28 January, 2011

New genebuild summaries now available

We are pleased to announce new documentation, specific for describing the gene annotation methodology and results for particular species.

Ensembl gene annotation is a multi-step process which usually takes several months to complete for one species, and is termed the genebuild. In order to provide our users with more information on the data resources used and decisions made during the genebuilding process, we are introducing a new genebuild summary PDF document for each new genebuild, starting from early February 2011 with Ensembl release 61. Each document includes details on not only the alignment programs and data filtering parameters used, but also statistics on the number of protein/cDNA/EST sequences used at different stages of the genebuild. For example, users will be able to find out how many protein sequences were retrieved from public repositories (RefSeq and UniProt) at the beginning of the genebuilding process, how many of these proteins aligned to the genome by various algorithms at different stages of the build, and how many remain in the final gene set as supporting evidence for genes. For human, mouse and zebrafish, the process of merging Ensembl and Havana annotations is also explained.

The genebuild summary will be available for six species: the Anole lizard, Marmoset, Mouse, Panda, Turkey and Zebrafish. More genebuild summaries will be available in the future when genebuilds of existing species are being updated, or when new species are being annotated. You can download the document via a link found near the bottom of the "Description" page for each species. Just click on the species of interest from the home page, to open its description page.

18 January, 2011

Ensembl Events in February 2011

These are the Ensembl events for February:

10 Feb: Developers workshop at the Korea Genome Organization (KOGO) 2011 Winter Symposium, YongPyong Ski Resort, South Korea
11 Feb: Browser workshop at the Zentrum fuer Humangenetik und Laboratoriumsmedizin Dr. Klein und Dr. Rost, Martinsried, Germany
14 Feb: Developers workshop at Seoul National University, Seoul, South Korea
16 Feb: Developers workshop at the Korea Research Institute of Bioscience and Biotechnology (KRIBB), Daejeon, South Korea
17-18 Feb: Browser workshop at the University of Cambridge, Cambridge, UK
23-25 Feb: Ensembl module in the Bioinformatics Roadshow at the Research Centre for Biodiversity and Genetic Resources (CIBIO), Porto, Portugal

For details about these and other upcoming events, please have a look at the complete list of Ensembl training events.

New Search - Lucene


Ensembl is in the process of moving its site search to the open source Apache Lucene framework. This change should bring several advantages, not only to us, but to all users, the main one being added flexibility; in the short term it will have little impact on web site users, except for making life easier to those maintaining local instances.

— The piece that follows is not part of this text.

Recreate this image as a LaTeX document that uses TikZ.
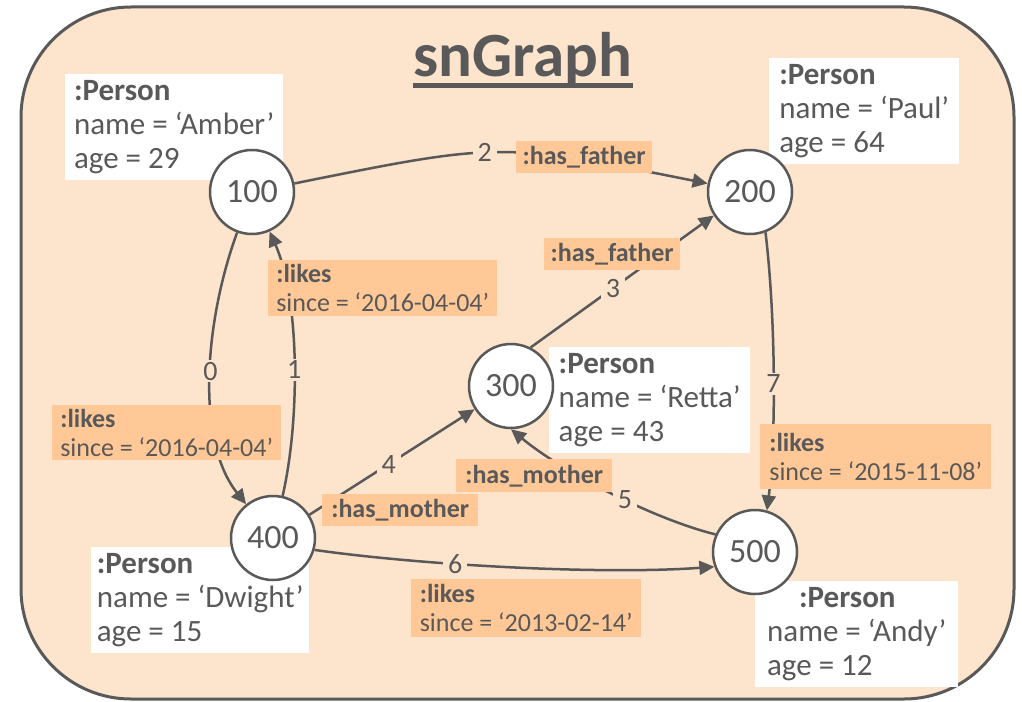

From Ensembl release 62 (due out this spring) we will incorporate more data into the search (for example help and documentation) and start to improve how we display results. For developers, note that whilst we are not releasing the webcode for Lucene immediately, we are aiming to do so for release 62.

This powerful platform allows searching of over 3 million genes and gene symbols, over 6 million oligo probes, and over 67 million variations! Our implementation utilises software designed and developed by our colleagues at the European Bioinformatics Institute (used in the EB-eye) which has proven to be fast and flexible.

Lucene is open-source technology that has also been implemented to
provide searches of our mailing lists (i.e. announce and dev), thanks to our colleagues at the Wellcome Trust Sanger Institute.

We hope these improvements will help make browsing Ensembl a more user-friendly experience. Please give your feedback at helpdesk@ensembl.org.

13 January, 2011

New Ensembl mirror in Asia

We are pleased to announce the public availability of an Ensembl mirror in Asia. It can be found at http://asia.ensembl.org/ . This provides a fully functional Ensembl website, but there are some things to note which I've listed below.

Redirection

We don't automatically redirect users to the new mirror, although we have plans for this in future. So for now you'll need to explicitly visit http://asia.ensembl.org/ to access it.

User logins

If you use the login functionality, your existing login will work on http://asia.ensembl.org/ , and configuration changes will be shared between sites.

Other services

We don't yet offer the Biomart or BLAST/BLAT services on the new mirror; these will come in the near future. We currently have no plans to offer an Aisa-based MySQL mirror, so you should continue use ensembldb.ensembl.org for MySQL queries.

We're very keen to hear your experiences with this new mirror; please use the Helpdesk in the first instance, or contact me directly.

12 January, 2011

Survey Feedback - Thank You

Many thanks to the Ensembl browser users who have given us feedback in our recent survey entitled "Tell Us What You Think"! We learned some valuable points that are being addressed to improve our discoverability, functionality, and overall usability.

We heard back from scientists all over the world- the majority of you were in the UK, Netherlands, the US, and Germany. Represented fields include bioinformatics, basic research, clinical and genetics research, biotechnology and immunology. 50% of respondants work mainly with the computer, while the other half of you do at least some wet-lab biology. We even got responses from mainly wet-lab scientists (15% of respondants)- this is useful to us, as we strive to make Ensembl usable to the largest possible community.

So what did we learn? The use of BioMart and the Perl API by website-users has increased since our last survey a year and a half ago. We have more infrequent users, visiting our browser monthly or less often- though the majority of our users are Ensembl masters (frequent users). We believe that this represents the fact that an ever greater percentage of biological research involves at least some bioinformatics tools and hope this reflects a simpler, more straightforward website that does not need extensive study to use. Finally, 65% of our users take a genome-wide approach, while 20% focus on less than 10 genes.

So what did people like? Our tools are popular, especially the Variant Effect Predictor. The recent addition of sortable columns is also a hit. When you all were asked what other tools are desired, we were pleased to find that some (history) were already being implemented, while others exist, but seem to be hidden. On that note-

Those of you who asked for a record of recent actions in Ensembl, if you login (registration is free) a history of recent genes, transcripts, variations and locations you visit will appear in the tabs. Give it a try!

Many of you asked for tools and functionality that exist, such as CpG islands, (available as a track in Location view) a map of gene structure for all isoforms of a gene, and SyntenyView. To aid in the discoverability of these tools, our main search will be configured to also yield results from help pages. This should help people find what they're looking for, without relying on browsing alone. Also, we will make more use of this blog by posting "Did You Know?" tips that will help you learn about functionalities of Ensembl and BioMart that may not be completely transparent. The archive (older) sites in particular don't appear to be easy to find (the link is a small one, at the bottom of each Ensembl page), we address this in our FAQ section.

As for other requests for functionality we don't yet have, these are being taken on board, and will hopefully lead to exciting new developments in the future.

Thanks again for your feedback!

The Ensembl Team